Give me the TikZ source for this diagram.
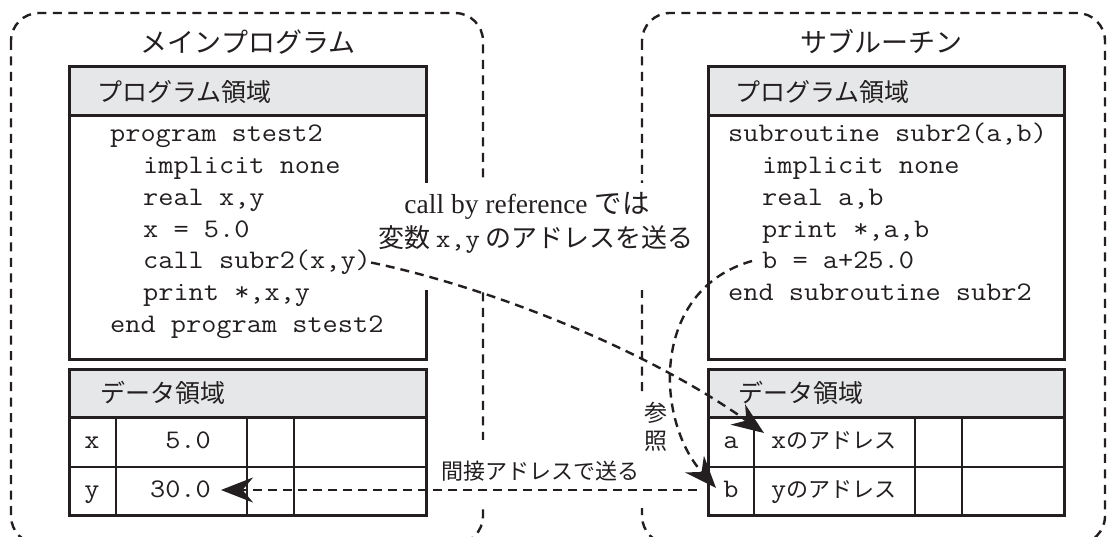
\documentclass[tikz,border=0pt]{standalone}
\usepackage{fontspec}
\setmainfont{Liberation Serif}
\setmonofont[FakeStretch=1.1]{Latin Modern Mono}
\newfontfamily\jp{Noto Sans CJK JP}
\usetikzlibrary{arrows.meta}
\definecolor{ink}{HTML}{231F20}
\definecolor{hdr}{HTML}{E6E7E8}
\tikzset{
  outerbox/.style={draw=ink, line width=2.4pt, dash pattern=on 9pt off 6.5pt, rounded corners=28pt},
  framebox/.style={draw=ink, line width=3pt},
  gridline/.style={draw=ink, line width=1.8pt},
  codeline/.style={anchor=base west, inner sep=0pt, font=\fontsize{26.8}{30}\ttfamily, text=ink},
  jptitle/.style={inner sep=0pt, text=ink, font={\jp\fontsize{27}{27}\selectfont}},
  jphead/.style={anchor=west, inner sep=0pt, text=ink, font={\jp\fontsize{25}{25}\selectfont}},
  cellmono/.style={inner sep=0pt, text=ink, font=\fontsize{26.8}{30}\ttfamily},
  darrow/.style={draw=ink, line width=2.4pt, dash pattern=on 9pt off 6pt, -{Stealth[length=32pt,width=25pt]}},
}
\begin{document}
\begin{tikzpicture}[x=1pt,y=-1pt]
\useasboundingbox (0,0) rectangle (1108,537);
\clip (0,0) rectangle (1108,537);
\fill[white] (0,0) rectangle (1108,537);

% outer dashed frames
\draw[outerbox] (11,13) rectangle (483,544);
\draw[outerbox] (642,13) rectangle (1105,544);

% left program box
\fill[hdr] (69,67) rectangle (426,116);
\draw[framebox] (69,67) rectangle (426,359);
\draw[framebox] (69,116) -- (426,116);
% left data box
\fill[hdr] (69,369) rectangle (426,417);
\draw[gridline] (69,467) -- (426,467) (116,417) -- (116,515) (247,417) -- (247,515) (294,417) -- (294,515);
\draw[framebox] (69,369) rectangle (426,515);
\draw[framebox] (69,417) -- (426,417);

% right program box
\fill[hdr] (708,67) rectangle (1064,116);
\draw[framebox] (708,67) rectangle (1064,359);
\draw[framebox] (708,116) -- (1064,116);
% right data box
\fill[hdr] (708,369) rectangle (1064,417);
\draw[gridline] (708,467) -- (1064,467) (754,417) -- (754,515) (915,417) -- (915,515) (962,417) -- (962,515);
\draw[framebox] (708,369) rectangle (1064,515);
\draw[framebox] (708,417) -- (1064,417);

% white masks behind labels
\fill[white] (395,183) rectangle (695,290);
\fill[white] (432,440) rectangle (652,508);
\fill[white] (632,392) rectangle (668,440);

% titles and headers
\node[jptitle] (tmain) at (248,42) {メインプログラム};
\node[jptitle] (tsub) at (881,42) {サブルーチン};
\node[jphead] (hpl) at (97,92) {プログラム領域};
\node[jphead] (hpr) at (735,92) {プログラム領域};
\node[jphead] (hdl) at (100,393) {データ領域};
\node[jphead] (hdr) at (738,393) {データ領域};

% left code
\node[codeline] (l1) at (110,142) {program stest2};
\node[codeline] (l2) at (143,173.7) {implicit none};
\node[codeline] (l3) at (143,205.4) {real x,y};
\node[codeline] (l4) at (143,237.1) {x = 5.0};
\node[codeline] (l5) at (143,268.8) {call subr2(x,y)};
\node[codeline] (l6) at (143,300.5) {print *,x,y};
\node[codeline] (l7) at (110,332.2) {end program stest2};

% right code
\node[codeline] (r1) at (728,142) {subroutine subr2(a,b)};
\node[codeline] (r2) at (762,173.7) {implicit none};
\node[codeline] (r3) at (762,205.4) {real a,b};
\node[codeline] (r4) at (762,237.1) {print *,a,b};
\node[codeline] (r5) at (762,268.8) {b = a+25.0};
\node[codeline] (r6) at (728,300.5) {end subroutine subr2};

% left data cells
\node[cellmono, anchor=base] (cx) at (92,448) {x};
\node[cellmono, anchor=base east] (vx) at (211,448) {5.0};
\node[cellmono, anchor=base] (cy) at (92,497) {y};
\node[cellmono, anchor=base east] (vy) at (211,497) {30.0};

% right data cells
\node[cellmono, anchor=base] (ca) at (731,448) {a};
\node[inner sep=0pt, anchor=base west, text=ink] (va) at (771,448) {{\fontsize{26.8}{30}\ttfamily x}{\jp\fontsize{22}{22}\selectfont のアドレス}};
\node[cellmono, anchor=base] (cb) at (731,497) {b};
\node[inner sep=0pt, anchor=base west, text=ink] (vb) at (771,497) {{\fontsize{26.8}{30}\ttfamily y}{\jp\fontsize{22}{22}\selectfont のアドレス}};

% labels
\node[inner sep=0pt, anchor=base, text=ink, font=\fontsize{27.5}{27.5}\selectfont] (cb1) at (527,214) {call by reference {\jp では}};
\node[inner sep=0pt, anchor=base, text=ink, font={\jp\fontsize{26}{26}\selectfont}] (cb2) at (536,248) {変数 {\fontsize{26}{26}\ttfamily x,y} のアドレスを送る};
\node[inner sep=0pt, text=ink, font={\jp\fontsize{22}{22}\selectfont}] (ind) at (540,471) {間接アドレスで送る};
\node[inner sep=0pt, align=center, text=ink, font={\jp\fontsize{23}{28}\selectfont}] (ref) at (656,427) {参\\照};

% connectors
\coordinate (aTip) at (764,433);
\coordinate (bSrc) at (752,261);
\coordinate (bTip) at (716,488);
\coordinate (yStart) at (697,490);
\coordinate (yTip) at (221,490);
\draw[darrow] (l5.east) .. controls (480,285) and (640,345) .. (aTip);
\draw[darrow] (bSrc) .. controls (650,290) and (655,420) .. (bTip);
\draw[darrow] (yStart) -- (yTip);
\end{tikzpicture}
\end{document}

• Problem statement: Every line above should be repeated exactly; pictures stay out of the copy.

• Task output:
Give me the TikZ source for this diagram.
\documentclass[tikz,border=0pt]{standalone}
\usepackage{fontspec}
\setmainfont{Liberation Serif}
\setmonofont[FakeStretch=1.1]{Latin Modern Mono}
\newfontfamily\jp{Noto Sans CJK JP}
\usetikzlibrary{arrows.meta}
\definecolor{ink}{HTML}{231F20}
\definecolor{hdr}{HTML}{E6E7E8}
\tikzset{
  outerbox/.style={draw=ink, line width=2.4pt, dash pattern=on 9pt off 6.5pt, rounded corners=28pt},
  framebox/.style={draw=ink, line width=3pt},
  gridline/.style={draw=ink, line width=1.8pt},
  codeline/.style={anchor=base west, inner sep=0pt, font=\fontsize{26.8}{30}\ttfamily, text=ink},
  jptitle/.style={inner sep=0pt, text=ink, font={\jp\fontsize{27}{27}\selectfont}},
  jphead/.style={anchor=west, inner sep=0pt, text=ink, font={\jp\fontsize{25}{25}\selectfont}},
  cellmono/.style={inner sep=0pt, text=ink, font=\fontsize{26.8}{30}\ttfamily},
  darrow/.style={draw=ink, line width=2.4pt, dash pattern=on 9pt off 6pt, -{Stealth[length=32pt,width=25pt]}},
}
\begin{document}
\begin{tikzpicture}[x=1pt,y=-1pt]
\useasboundingbox (0,0) rectangle (1108,537);
\clip (0,0) rectangle (1108,537);
\fill[white] (0,0) rectangle (1108,537);

% outer dashed frames
\draw[outerbox] (11,13) rectangle (483,544);
\draw[outerbox] (642,13) rectangle (1105,544);

% left program box
\fill[hdr] (69,67) rectangle (426,116);
\draw[framebox] (69,67) rectangle (426,359);
\draw[framebox] (69,116) -- (426,116);
% left data box
\fill[hdr] (69,369) rectangle (426,417);
\draw[gridline] (69,467) -- (426,467) (116,417) -- (116,515) (247,417) -- (247,515) (294,417) -- (294,515);
\draw[framebox] (69,369) rectangle (426,515);
\draw[framebox] (69,417) -- (426,417);

% right program box
\fill[hdr] (708,67) rectangle (1064,116);
\draw[framebox] (708,67) rectangle (1064,359);
\draw[framebox] (708,116) -- (1064,116);
% right data box
\fill[hdr] (708,369) rectangle (1064,417);
\draw[gridline] (708,467) -- (1064,467) (754,417) -- (754,515) (915,417) -- (915,515) (962,417) -- (962,515);
\draw[framebox] (708,369) rectangle (1064,515);
\draw[framebox] (708,417) -- (1064,417);

% white masks behind labels
\fill[white] (395,183) rectangle (695,290);
\fill[white] (432,440) rectangle (652,508);
\fill[white] (632,392) rectangle (668,440);

% titles and headers
\node[jptitle] (tmain) at (248,42) {メインプログラム};
\node[jptitle] (tsub) at (881,42) {サブルーチン};
\node[jphead] (hpl) at (97,92) {プログラム領域};
\node[jphead] (hpr) at (735,92) {プログラム領域};
\node[jphead] (hdl) at (100,393) {データ領域};
\node[jphead] (hdr) at (738,393) {データ領域};

% left code
\node[codeline] (l1) at (110,142) {program stest2};
\node[codeline] (l2) at (143,173.7) {implicit none};
\node[codeline] (l3) at (143,205.4) {real x,y};
\node[codeline] (l4) at (143,237.1) {x = 5.0};
\node[codeline] (l5) at (143,268.8) {call subr2(x,y)};
\node[codeline] (l6) at (143,300.5) {print *,x,y};
\node[codeline] (l7) at (110,332.2) {end program stest2};

% right code
\node[codeline] (r1) at (728,142) {subroutine subr2(a,b)};
\node[codeline] (r2) at (762,173.7) {implicit none};
\node[codeline] (r3) at (762,205.4) {real a,b};
\node[codeline] (r4) at (762,237.1) {print *,a,b};
\node[codeline] (r5) at (762,268.8) {b = a+25.0};
\node[codeline] (r6) at (728,300.5) {end subroutine subr2};

% left data cells
\node[cellmono, anchor=base] (cx) at (92,448) {x};
\node[cellmono, anchor=base east] (vx) at (211,448) {5.0};
\node[cellmono, anchor=base] (cy) at (92,497) {y};
\node[cellmono, anchor=base east] (vy) at (211,497) {30.0};

% right data cells
\node[cellmono, anchor=base] (ca) at (731,448) {a};
\node[inner sep=0pt, anchor=base west, text=ink] (va) at (771,448) {{\fontsize{26.8}{30}\ttfamily x}{\jp\fontsize{22}{22}\selectfont のアドレス}};
\node[cellmono, anchor=base] (cb) at (731,497) {b};
\node[inner sep=0pt, anchor=base west, text=ink] (vb) at (771,497) {{\fontsize{26.8}{30}\ttfamily y}{\jp\fontsize{22}{22}\selectfont のアドレス}};

% labels
\node[inner sep=0pt, anchor=base, text=ink, font=\fontsize{27.5}{27.5}\selectfont] (cb1) at (527,214) {call by reference {\jp では}};
\node[inner sep=0pt, anchor=base, text=ink, font={\jp\fontsize{26}{26}\selectfont}] (cb2) at (536,248) {変数 {\fontsize{26}{26}\ttfamily x,y} のアドレスを送る};
\node[inner sep=0pt, text=ink, font={\jp\fontsize{22}{22}\selectfont}] (ind) at (540,471) {間接アドレスで送る};
\node[inner sep=0pt, align=center, text=ink, font={\jp\fontsize{23}{28}\selectfont}] (ref) at (656,427) {参\\照};

% connectors
\coordinate (aTip) at (764,433);
\coordinate (bSrc) at (752,261);
\coordinate (bTip) at (716,488);
\coordinate (yStart) at (697,490);
\coordinate (yTip) at (221,490);
\draw[darrow] (l5.east) .. controls (480,285) and (640,345) .. (aTip);
\draw[darrow] (bSrc) .. controls (650,290) and (655,420) .. (bTip);
\draw[darrow] (yStart) -- (yTip);
\end{tikzpicture}
\end{document}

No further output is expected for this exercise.